_RAW DATA:_
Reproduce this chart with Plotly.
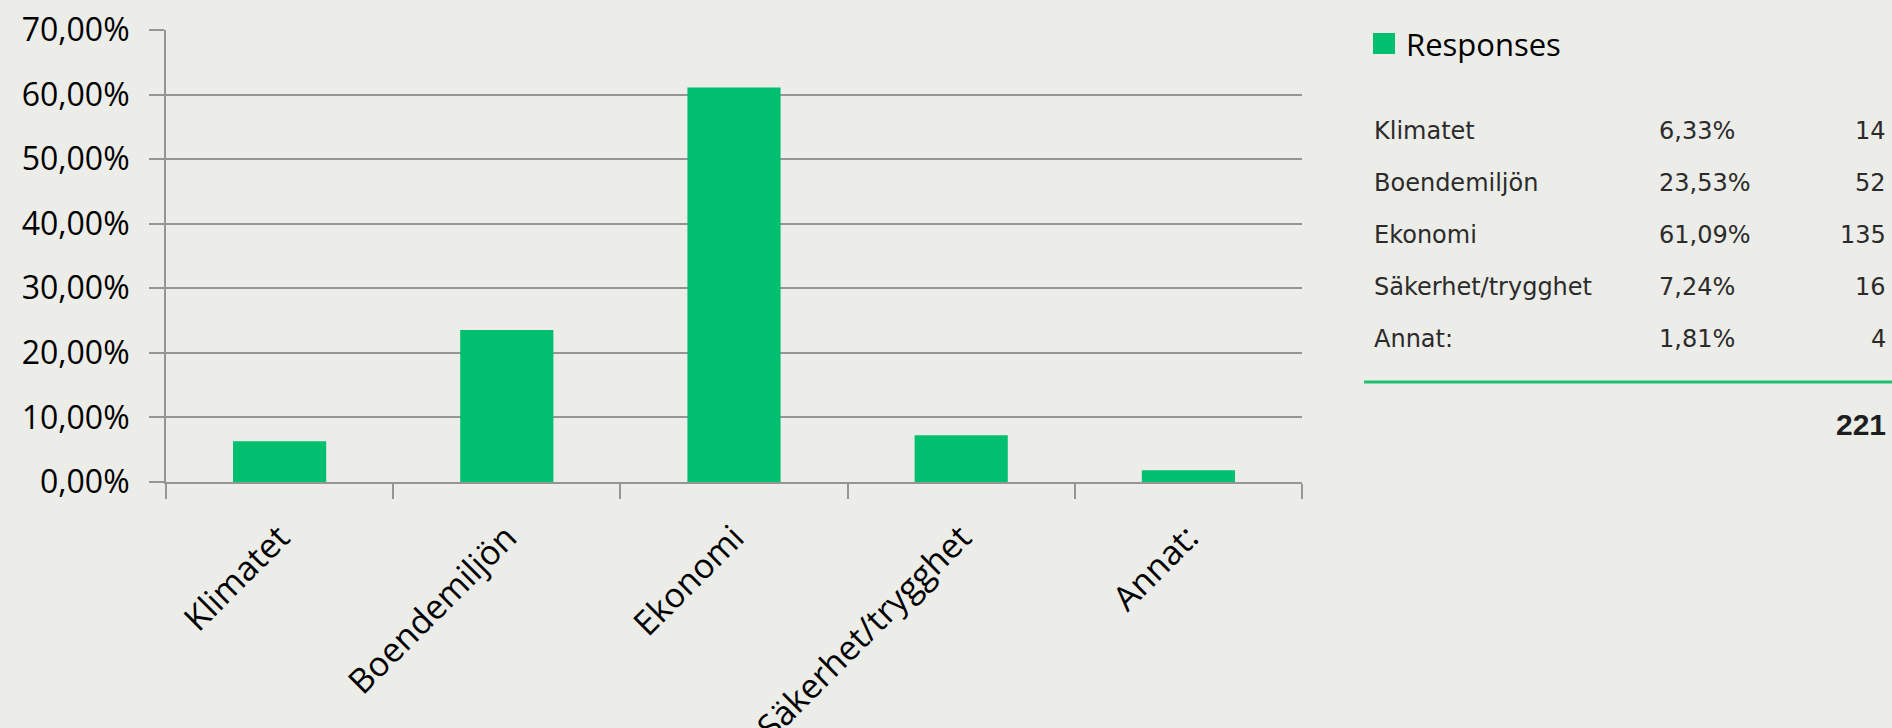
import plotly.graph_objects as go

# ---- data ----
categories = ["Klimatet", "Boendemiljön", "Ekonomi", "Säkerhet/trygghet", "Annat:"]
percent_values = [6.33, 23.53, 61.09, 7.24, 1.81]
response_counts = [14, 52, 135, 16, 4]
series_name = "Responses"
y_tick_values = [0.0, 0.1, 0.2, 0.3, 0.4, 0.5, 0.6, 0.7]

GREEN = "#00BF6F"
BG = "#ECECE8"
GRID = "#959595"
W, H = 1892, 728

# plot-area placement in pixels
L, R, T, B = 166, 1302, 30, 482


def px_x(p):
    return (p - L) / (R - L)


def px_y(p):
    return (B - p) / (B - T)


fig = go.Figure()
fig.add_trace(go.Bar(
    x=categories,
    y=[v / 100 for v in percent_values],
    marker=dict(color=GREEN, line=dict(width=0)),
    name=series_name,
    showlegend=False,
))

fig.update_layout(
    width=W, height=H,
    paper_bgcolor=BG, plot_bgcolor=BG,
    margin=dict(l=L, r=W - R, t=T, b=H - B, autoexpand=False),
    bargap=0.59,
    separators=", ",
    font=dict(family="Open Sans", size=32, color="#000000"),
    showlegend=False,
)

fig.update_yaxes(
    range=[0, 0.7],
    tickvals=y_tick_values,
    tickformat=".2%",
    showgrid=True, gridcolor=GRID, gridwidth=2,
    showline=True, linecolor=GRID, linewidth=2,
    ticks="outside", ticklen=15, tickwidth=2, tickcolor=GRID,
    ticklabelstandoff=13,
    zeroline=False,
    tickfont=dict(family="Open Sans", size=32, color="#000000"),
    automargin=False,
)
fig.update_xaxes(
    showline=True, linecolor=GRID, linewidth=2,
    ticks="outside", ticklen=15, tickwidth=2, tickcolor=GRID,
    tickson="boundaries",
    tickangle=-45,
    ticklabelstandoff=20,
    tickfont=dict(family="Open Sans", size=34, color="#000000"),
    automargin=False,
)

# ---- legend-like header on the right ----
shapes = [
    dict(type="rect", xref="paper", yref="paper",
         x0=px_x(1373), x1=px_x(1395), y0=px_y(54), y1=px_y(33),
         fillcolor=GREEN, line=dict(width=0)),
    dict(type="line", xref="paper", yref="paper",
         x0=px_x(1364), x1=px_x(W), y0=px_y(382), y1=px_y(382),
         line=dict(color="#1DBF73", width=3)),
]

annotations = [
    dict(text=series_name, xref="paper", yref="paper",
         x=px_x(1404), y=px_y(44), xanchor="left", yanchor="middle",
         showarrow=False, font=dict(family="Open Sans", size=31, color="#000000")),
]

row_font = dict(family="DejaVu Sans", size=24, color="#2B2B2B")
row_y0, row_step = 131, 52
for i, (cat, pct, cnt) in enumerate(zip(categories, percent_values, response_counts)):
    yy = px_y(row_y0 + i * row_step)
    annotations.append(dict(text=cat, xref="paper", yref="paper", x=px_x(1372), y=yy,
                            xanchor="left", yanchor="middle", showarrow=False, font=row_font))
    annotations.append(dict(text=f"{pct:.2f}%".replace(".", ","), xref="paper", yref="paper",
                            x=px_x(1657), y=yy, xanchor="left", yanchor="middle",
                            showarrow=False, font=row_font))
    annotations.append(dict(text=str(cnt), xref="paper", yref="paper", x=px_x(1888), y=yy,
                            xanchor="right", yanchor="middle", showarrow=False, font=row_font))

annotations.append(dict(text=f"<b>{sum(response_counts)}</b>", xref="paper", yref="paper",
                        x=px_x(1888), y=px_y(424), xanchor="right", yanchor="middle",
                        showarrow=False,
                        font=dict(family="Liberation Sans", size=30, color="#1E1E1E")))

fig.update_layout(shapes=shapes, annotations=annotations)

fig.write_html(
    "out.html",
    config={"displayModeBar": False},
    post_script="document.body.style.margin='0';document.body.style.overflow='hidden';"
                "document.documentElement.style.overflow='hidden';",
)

_PROBLEM STATEMENT:_ Every line from the top of the material above through the line with "return (B - p) / (B - T)" should be duplicated exactly, please; leave out the pictures.

_FULL ANSWER:_
Reproduce this chart with Plotly.
import plotly.graph_objects as go

# ---- data ----
categories = ["Klimatet", "Boendemiljön", "Ekonomi", "Säkerhet/trygghet", "Annat:"]
percent_values = [6.33, 23.53, 61.09, 7.24, 1.81]
response_counts = [14, 52, 135, 16, 4]
series_name = "Responses"
y_tick_values = [0.0, 0.1, 0.2, 0.3, 0.4, 0.5, 0.6, 0.7]

GREEN = "#00BF6F"
BG = "#ECECE8"
GRID = "#959595"
W, H = 1892, 728

# plot-area placement in pixels
L, R, T, B = 166, 1302, 30, 482


def px_x(p):
    return (p - L) / (R - L)


def px_y(p):
    return (B - p) / (B - T)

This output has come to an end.